Since I started I have found that growing cut flowers is like a lost knowledge. The people who used to do it, know what lasts in a vase and how to grow are the older generation. It is rather like cooking and the arrival of the ready meal...only good in an emergency and if truth be told not real food. This is all about real flowers, for us and our wildlife. (Many more butterflies and bees have started visiting my garden since I started the cutting garden) I have just joined an organisation called Flowers from the Farm. They have a website showing lots of British Flower growers, worth a look to see the huge variety of seasonal British flowers being grown across the country.
Today I have been making an arrangement with the last of the roses mixed with hips and lots of autumn leaves. I am choosing some new roses for the cutting garden, they are coming from Peter Beales a great local grower based near Attleborough in Norfolk. I particularly want at least one which will produce long lasting beautiful hips.... I have chosen Rosa glauca....plus several varieties which produce beautiful blooms for cutting. I love to use rose hips at this time of year and have recently used them to decorate a marquee for a wedding. Obviously they are covered in thorns so they take quite some time to dethorn but the effect mixed with leaves is so evocative of an autumn hegderow it is worth it.

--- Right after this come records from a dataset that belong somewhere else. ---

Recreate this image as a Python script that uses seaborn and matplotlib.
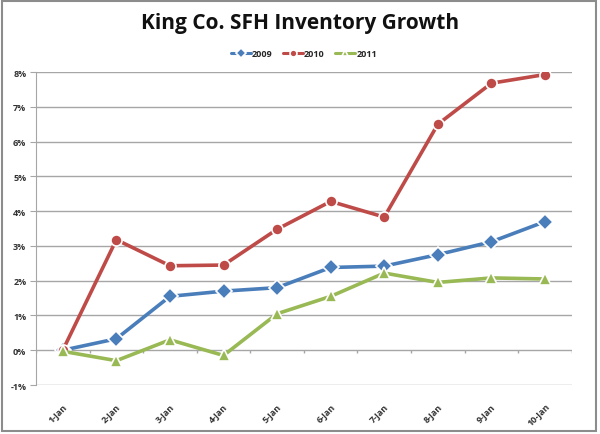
import numpy as np
import pandas as pd
import matplotlib
matplotlib.use('Agg')
import matplotlib.pyplot as plt
from matplotlib.patches import Rectangle
from matplotlib.ticker import FuncFormatter
import seaborn as sns

# dati (in %)
days = ['1-Jan', '2-Jan', '3-Jan', '4-Jan', '5-Jan', '6-Jan', '7-Jan', '8-Jan', '9-Jan', '10-Jan']
inv_2009 = [0.0, 0.33, 1.55, 1.70, 1.80, 2.38, 2.42, 2.75, 3.12, 3.70]
inv_2010 = [0.0, 3.18, 2.43, 2.45, 3.48, 4.28, 3.83, 6.50, 7.68, 7.93]
inv_2011 = [-0.03, -0.30, 0.30, -0.15, 1.05, 1.55, 2.22, 1.95, 2.08, 2.05]
years = ['2009', '2010', '2011']
y_ticks = [-1, 0, 1, 2, 3, 4, 5, 6, 7, 8]

df = pd.DataFrame({
    'Day': days * 3,
    'Pos': list(range(len(days))) * 3,
    'Year': sum([[y] * len(days) for y in years], []),
    'Growth': inv_2009 + inv_2010 + inv_2011,
})

sns.set_style('white')
plt.rcParams['font.family'] = ['Open Sans', 'DejaVu Sans']

colors = {'2009': '#4A7EBB', '2010': '#BE4B48', '2011': '#98B954'}
markers = {'2009': 'D', '2010': 'o', '2011': '^'}

fig = plt.figure(figsize=(6, 4.35), dpi=100)
ax = fig.add_axes([0.06, 0.1126, 0.893, 0.7194])

# griglia
for t in y_ticks:
    ax.axhline(t, color='#A6A6A6', lw=1.0, zorder=0)

# linea dell'asse categorie a 0% con tacche
ax.vlines(np.arange(len(days) + 1) - 0.5, -0.07, 0, color='#A6A6A6', lw=1.0, zorder=0)

sns.lineplot(data=df, x='Pos', y='Growth', hue='Year', style='Year',
             palette=colors, markers=markers, dashes=False, lw=2.6,
             markersize=8, markeredgecolor='white', markeredgewidth=1.2,
             ax=ax, legend=True, zorder=3)

ax.set_xlim(-0.5, len(days) - 0.5)
ax.set_ylim(-1, 8)
ax.set_xticks(range(len(days)))
ax.set_xticklabels(days, rotation=45, ha='right', rotation_mode='anchor',
                   fontsize=6.5, fontweight='bold', color='#333333')
ax.set_yticks(y_ticks)
ax.yaxis.set_major_formatter(FuncFormatter(lambda v, p: '%d%%' % v))
ax.tick_params(axis='y', labelsize=6.5, colors='#333333', length=4, width=0.8, direction='out', left=True, pad=3)
ax.tick_params(axis='x', length=0, pad=12)
for lab in ax.get_yticklabels():
    lab.set_fontweight('bold')
ax.tick_params(axis='y', colors='#A6A6A6', labelcolor='#333333')
ax.set_xlabel('')
ax.set_ylabel('')
for s in ['top', 'right', 'bottom']:
    ax.spines[s].set_visible(False)
ax.spines['left'].set_color('#A6A6A6')

leg = ax.legend(loc='lower center', bbox_to_anchor=(0.5, 1.02), ncol=3, frameon=False,
                fontsize=6.5, handlelength=2.2, handletextpad=0.1, columnspacing=1.2,
                prop={'weight': 'bold', 'size': 6.5})
for h in leg.get_lines():
    h.set_linewidth(2.2)
    h.set_markersize(5)

fig.text(0.5, 0.945, 'King Co. SFH Inventory Growth', ha='center', va='center',
         fontsize=15, fontweight='bold', color='#111111')

# cornice della figura
fig.patches.append(Rectangle((0.004, 0.006), 0.99, 0.99, transform=fig.transFigure,
                             fill=False, edgecolor='#8C8C8C', lw=1.5, zorder=10))

fig.savefig('out.png', dpi=100, facecolor='white')
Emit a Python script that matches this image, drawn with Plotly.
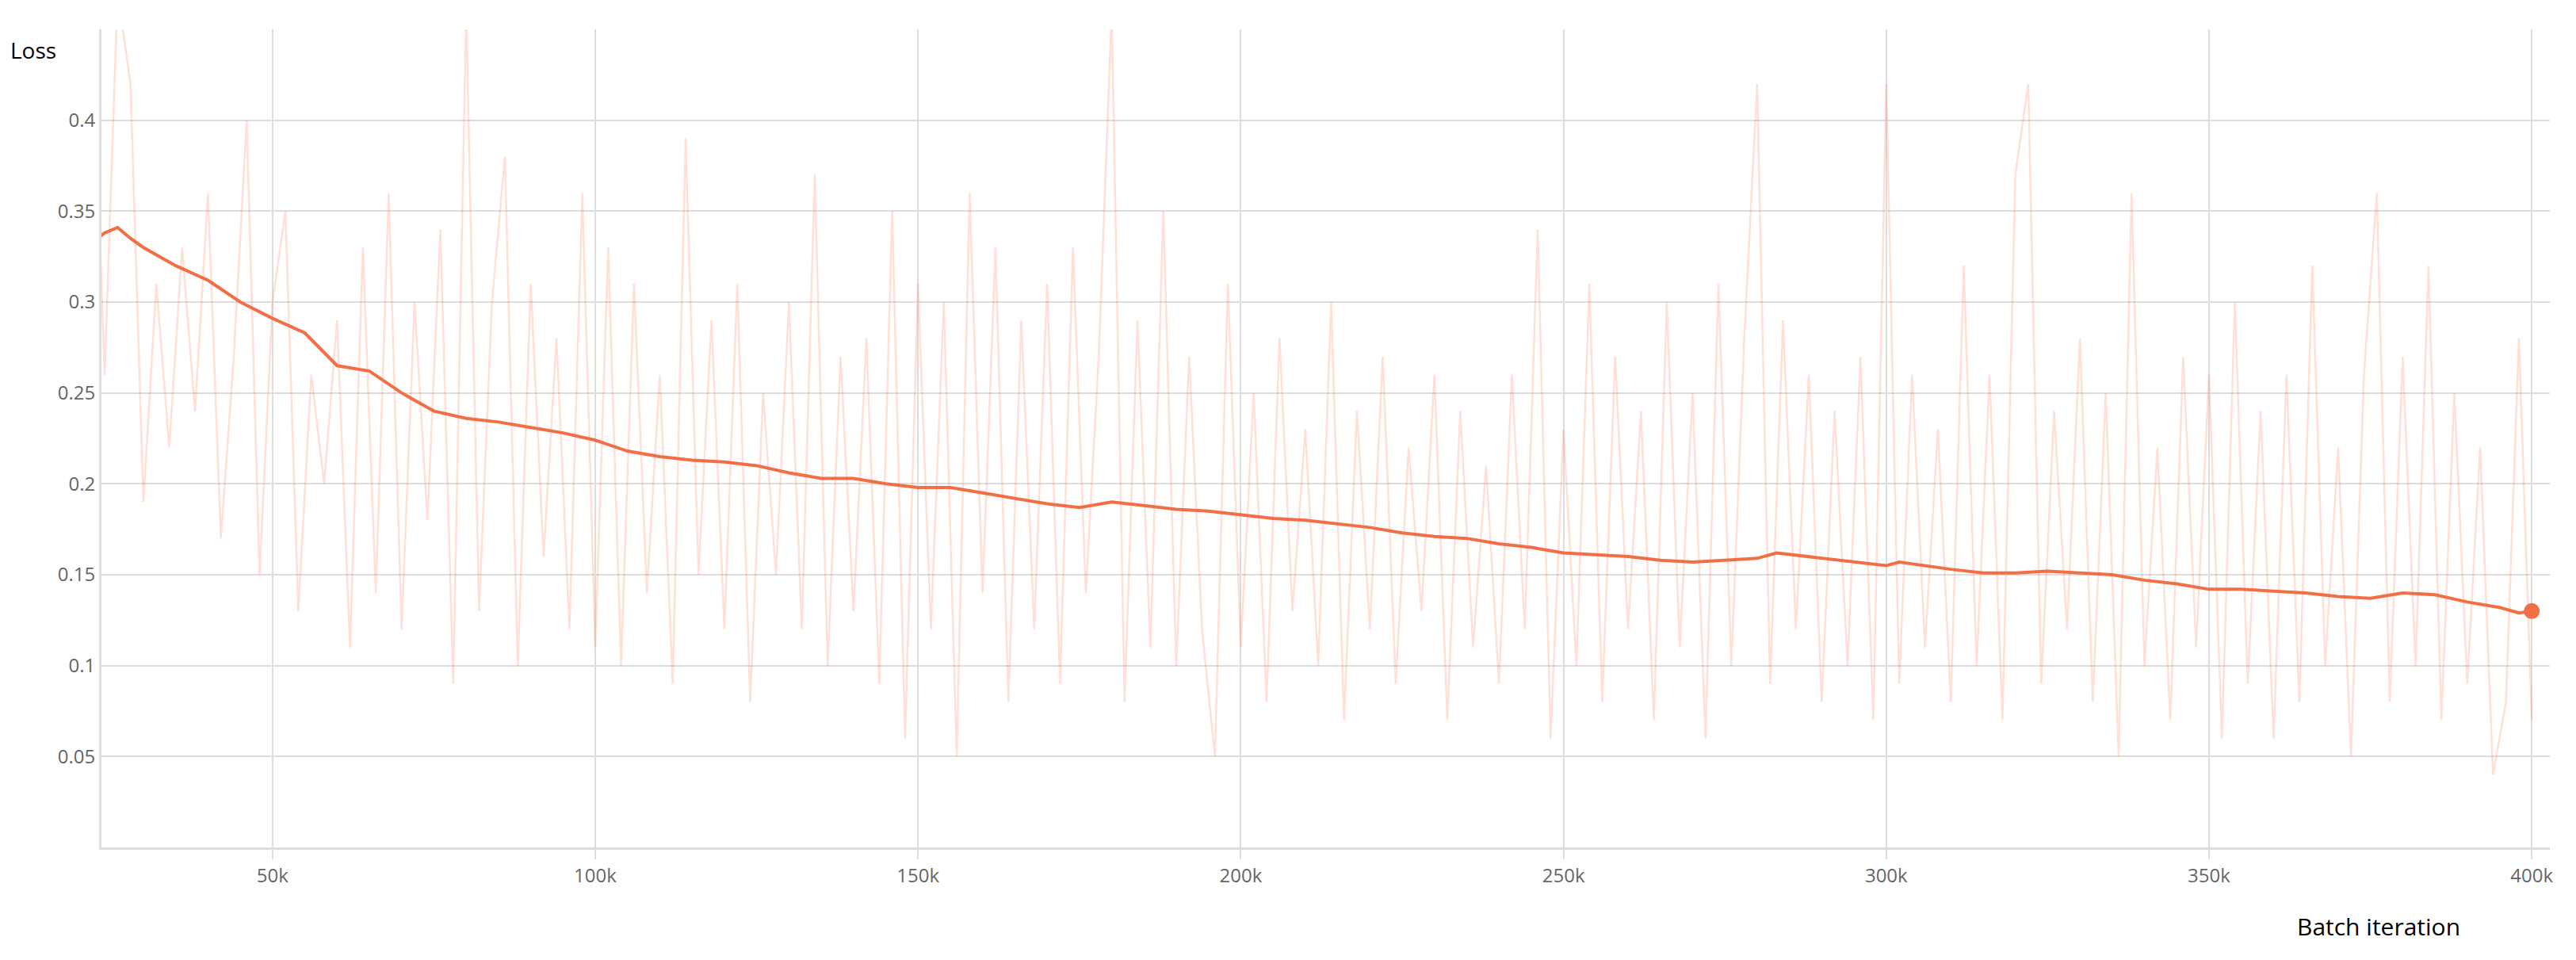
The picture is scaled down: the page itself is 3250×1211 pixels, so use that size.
import plotly.graph_objects as go
import numpy as np

# Rohdaten (alle 2k Iterationen, aus dem Bild geschätzt)
raw_steps = list(range(22000, 400001, 2000))
raw_loss = [
    0.46, 0.26, 0.47, 0.42, 0.19, 0.31, 0.22, 0.33, 0.24, 0.36,
    0.17, 0.27, 0.40, 0.15, 0.30, 0.35, 0.13, 0.26, 0.20, 0.29,
    0.11, 0.33, 0.14, 0.36, 0.12, 0.30, 0.18, 0.34, 0.09, 0.46,
    0.13, 0.30, 0.38, 0.10, 0.31, 0.16, 0.28, 0.12, 0.36, 0.11,
    0.33, 0.10, 0.31, 0.14, 0.26, 0.09, 0.39, 0.15, 0.29, 0.12,
    0.31, 0.08, 0.25, 0.15, 0.30, 0.12, 0.37, 0.10, 0.27, 0.13,
    0.28, 0.09, 0.35, 0.06, 0.31, 0.12, 0.30, 0.05, 0.36, 0.14,
    0.33, 0.08, 0.29, 0.12, 0.31, 0.09, 0.33, 0.14, 0.27, 0.46,
    0.08, 0.29, 0.11, 0.35, 0.10, 0.27, 0.12, 0.05, 0.31, 0.11,
    0.25, 0.08, 0.28, 0.13, 0.23, 0.10, 0.30, 0.07, 0.24, 0.12,
    0.27, 0.09, 0.22, 0.13, 0.26, 0.07, 0.24, 0.11, 0.21, 0.09,
    0.26, 0.12, 0.34, 0.06, 0.23, 0.10, 0.31, 0.08, 0.27, 0.12,
    0.24, 0.07, 0.30, 0.11, 0.25, 0.06, 0.31, 0.10, 0.28, 0.42,
    0.09, 0.29, 0.12, 0.26, 0.08, 0.24, 0.10, 0.27, 0.07, 0.42,
    0.09, 0.26, 0.11, 0.23, 0.08, 0.32, 0.10, 0.26, 0.07, 0.37,
    0.42, 0.09, 0.24, 0.12, 0.28, 0.08, 0.25, 0.05, 0.36, 0.10,
    0.22, 0.07, 0.27, 0.11, 0.26, 0.06, 0.30, 0.09, 0.24, 0.06,
    0.26, 0.08, 0.32, 0.10, 0.22, 0.05, 0.26, 0.36, 0.08, 0.27,
    0.10, 0.32, 0.07, 0.25, 0.09, 0.22, 0.04, 0.08, 0.28, 0.07,
]

# Geglättete Kurve
smooth_steps = [22, 24, 26, 28, 30, 35, 40, 45, 50, 55, 60, 65, 70, 75, 80, 85, 90, 95,
                100, 105, 110, 115, 120, 125, 130, 135, 140, 145, 150, 155, 160, 165,
                170, 175, 180, 185, 190, 195, 200, 205, 210, 215, 220, 225, 230, 235,
                240, 245, 250, 255, 260, 265, 270, 275, 280, 283, 290, 295, 300, 302,
                310, 315, 320, 325, 330, 335, 340, 345, 350, 355, 360, 365, 370, 375,
                380, 385, 390, 395, 398, 400]
smooth_loss = [0.333, 0.338, 0.341, 0.335, 0.330, 0.320, 0.312, 0.300, 0.291, 0.283,
               0.265, 0.262, 0.250, 0.240, 0.236, 0.234, 0.231, 0.228, 0.224, 0.218,
               0.215, 0.213, 0.212, 0.210, 0.206, 0.203, 0.203, 0.200, 0.198, 0.198,
               0.195, 0.192, 0.189, 0.187, 0.190, 0.188, 0.186, 0.185, 0.183, 0.181,
               0.180, 0.178, 0.176, 0.173, 0.171, 0.170, 0.167, 0.165, 0.162, 0.161,
               0.160, 0.158, 0.157, 0.158, 0.159, 0.162, 0.159, 0.157, 0.155, 0.157,
               0.153, 0.151, 0.151, 0.152, 0.151, 0.150, 0.147, 0.145, 0.142, 0.142,
               0.141, 0.140, 0.138, 0.137, 0.140, 0.139, 0.135, 0.132, 0.129, 0.130]
smooth_x = [s * 1000 for s in smooth_steps]

tick_vals = [50000, 100000, 150000, 200000, 250000, 300000, 350000, 400000]
tick_text = ["50k", "100k", "150k", "200k", "250k", "300k", "350k", "400k"]
y_ticks = [0.05, 0.1, 0.15, 0.2, 0.25, 0.3, 0.35, 0.4]

fig = go.Figure()
fig.add_trace(go.Scatter(x=raw_steps, y=raw_loss, mode='lines',
                         line=dict(color='rgba(255,112,67,0.22)', width=2.5)))
fig.add_trace(go.Scatter(x=smooth_x, y=smooth_loss, mode='lines',
                         line=dict(color='#f26f45', width=4)))
fig.add_trace(go.Scatter(x=smooth_x[-1:], y=smooth_loss[-1:], mode='markers',
                         marker=dict(color='#f26f45', size=20)))

fig.update_layout(
    width=3250, height=1211, showlegend=False,
    plot_bgcolor='white', paper_bgcolor='white',
    margin=dict(l=120, r=41, t=29, b=150),
    font=dict(family='Open Sans', color='#555'),
    xaxis=dict(range=[23500, 402800], tickvals=tick_vals, ticktext=tick_text,
               showgrid=True, gridcolor='#ddd', gridwidth=2, zeroline=False,
               showline=True, linecolor='#ddd', linewidth=3, mirror=False,
               ticks='outside', ticklen=12, tickcolor='#ddd', tickwidth=2,
               tickfont=dict(size=24, color='#666')),
    yaxis=dict(range=[0, 0.45], tickvals=y_ticks, ticktext=[str(v) for v in y_ticks],
               showgrid=True, gridcolor='#ddd', gridwidth=2, zeroline=False,
               showline=True, linecolor='#ddd', linewidth=3,
               ticks='', tickfont=dict(size=24, color='#666')),
)
fig.add_annotation(text="Loss", xref='paper', yref='paper', x=-0.038, y=0.975,
                   xanchor='left', yanchor='middle', showarrow=False,
                   font=dict(size=28, color='black'))
fig.add_annotation(text="Batch iteration", xref='paper', yref='paper', x=0.93, y=-0.075,
                   xanchor='center', yanchor='top', showarrow=False,
                   font=dict(size=30, color='black'))

fig.write_html("out.html")
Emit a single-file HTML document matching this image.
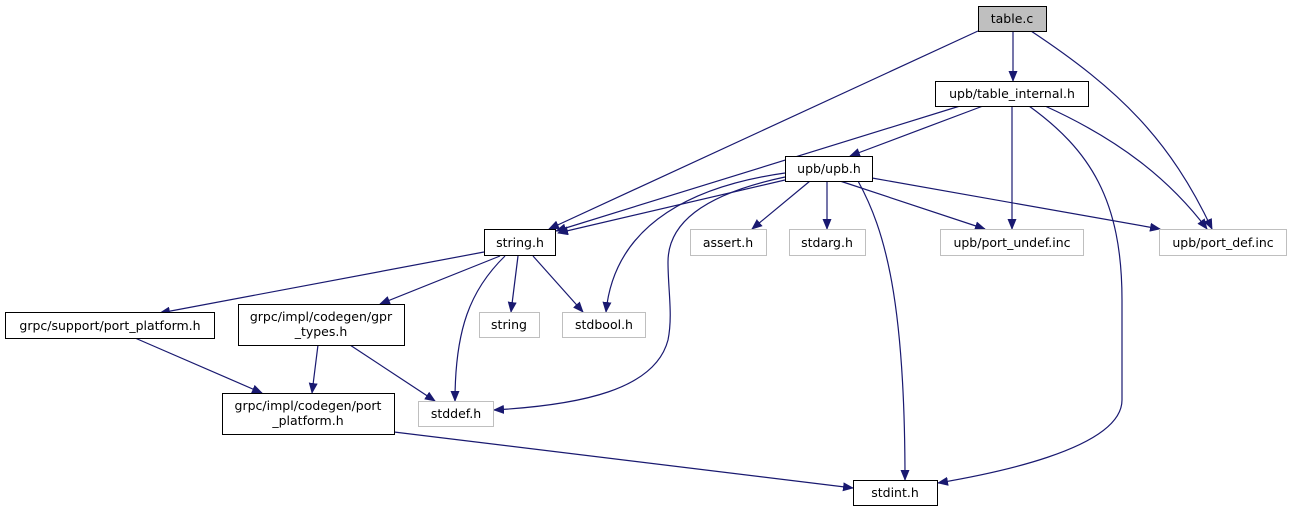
<!DOCTYPE html>
<html><head><meta charset="utf-8"><style>html,body{margin:0;padding:0;background:#fff}svg{display:block}</style></head><body>
<svg width="1291" height="515" viewBox="0 0 1291 515" xmlns="http://www.w3.org/2000/svg" font-family="DejaVu Sans, Liberation Sans, sans-serif" font-size="12.5">
<defs><marker id="a" markerUnits="userSpaceOnUse" markerWidth="11" markerHeight="9" refX="10" refY="4.5" orient="auto"><path d="M0,0 L11,4.5 L0,9 Z" fill="#191970"/></marker></defs>
<g fill="none" stroke="#191970" stroke-width="1.2" marker-end="url(#a)">
<path d="M978,31 L549,229"/>
<path d="M1013,31 L1013,81"/>
<path d="M1031,31 C1120,90 1170,140 1212,229"/>
<path d="M960,106 L556,231"/>
<path d="M983,106 L850,156"/>
<path d="M1012,106 L1012,229"/>
<path d="M1029,106 C1090,150 1122,200 1122,300 L1122,400 C1122,450 985,475 938,483"/>
<path d="M1045,106 C1120,140 1170,180 1207,229"/>
<path d="M785,180 L558,233"/>
<path d="M785,173 C700,185 615,220 606,312"/>
<path d="M785,177 C700,195 668,225 668,262 C668,290 673,315 668,340 C655,390 580,405 494,410"/>
<path d="M810,181 L752,229"/>
<path d="M827,181 L827,229"/>
<path d="M840,181 L985,229"/>
<path d="M872,178 L1160,229"/>
<path d="M858,181 C885,230 905,300 905,480"/>
<path d="M484,252 L160,313"/>
<path d="M500,256 L380,304"/>
<path d="M505,256 C470,290 455,330 455,401"/>
<path d="M518,256 L511,312"/>
<path d="M533,256 L583,312"/>
<path d="M135,338 L262,393"/>
<path d="M318,345 L312,393"/>
<path d="M350,345 L435,401"/>
<path d="M394,432 L853,488"/>
</g>
<g stroke-width="1">
<rect x="978.5" y="6.5" width="68" height="25" fill="#bfbfbf" stroke="#000"/>
<rect x="935.5" y="81.5" width="153" height="25" fill="#fff" stroke="#000"/>
<rect x="785.5" y="156.5" width="87" height="25" fill="#fff" stroke="#000"/>
<rect x="484.5" y="229.5" width="71" height="26" fill="#fff" stroke="#000"/>
<rect x="690.5" y="229.5" width="76" height="26" fill="#fff" stroke="#bfbfbf"/>
<rect x="789.5" y="229.5" width="76" height="26" fill="#fff" stroke="#bfbfbf"/>
<rect x="940.5" y="229.5" width="143" height="26" fill="#fff" stroke="#bfbfbf"/>
<rect x="1159.5" y="229.5" width="127" height="26" fill="#fff" stroke="#bfbfbf"/>
<rect x="5.5" y="312.5" width="209" height="26" fill="#fff" stroke="#000"/>
<rect x="238.5" y="304.5" width="166" height="41" fill="#fff" stroke="#000"/>
<rect x="479.5" y="312.5" width="60" height="25" fill="#fff" stroke="#bfbfbf"/>
<rect x="562.5" y="312.5" width="83" height="25" fill="#fff" stroke="#bfbfbf"/>
<rect x="222.5" y="393.5" width="172" height="41" fill="#fff" stroke="#000"/>
<rect x="418.5" y="401.5" width="75" height="25" fill="#fff" stroke="#bfbfbf"/>
<rect x="853.5" y="480.5" width="84" height="25" fill="#fff" stroke="#000"/>
</g>
<g fill="#000" text-anchor="middle">
<text x="1012" y="23">table.c</text>
<text x="1012" y="98">upb/table_internal.h</text>
<text x="829" y="173">upb/upb.h</text>
<text x="520" y="247">string.h</text>
<text x="728" y="247">assert.h</text>
<text x="827" y="247">stdarg.h</text>
<text x="1012" y="247">upb/port_undef.inc</text>
<text x="1223" y="247">upb/port_def.inc</text>
<text x="110" y="330">grpc/support/port_platform.h</text>
<text x="321" y="321">grpc/impl/codegen/gpr</text>
<text x="321" y="336">_types.h</text>
<text x="509" y="329">string</text>
<text x="604" y="329">stdbool.h</text>
<text x="308" y="410">grpc/impl/codegen/port</text>
<text x="308" y="425">_platform.h</text>
<text x="456" y="418">stddef.h</text>
<text x="895" y="497">stdint.h</text>
</g>
</svg>
</body></html>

My story in flowers started as a child growing a tiny patch of London Pride Saxifraga...also known as Whimsey or Look Up and Kiss Me! Fast forward to 8 years ago when I started a City and Guilds training in floristry. I qualified as a florist and then to deepen my growing knowledge and skills I trained in horticulture as well. I trained under a WRAGS scheme at Darsham Nurseries and at Somerleyton Hall. Developing a passion for both growing and designing/arranging British garden flowers, I planted a cutting garden. Having become increasingly concerned about where and how flowers are grown, coupled with a love of British grown flowers. and natural styling, I now specialise in growing and using beautiful British grown flowers to make romantic natural designs. for weddings, events, gifts and much more.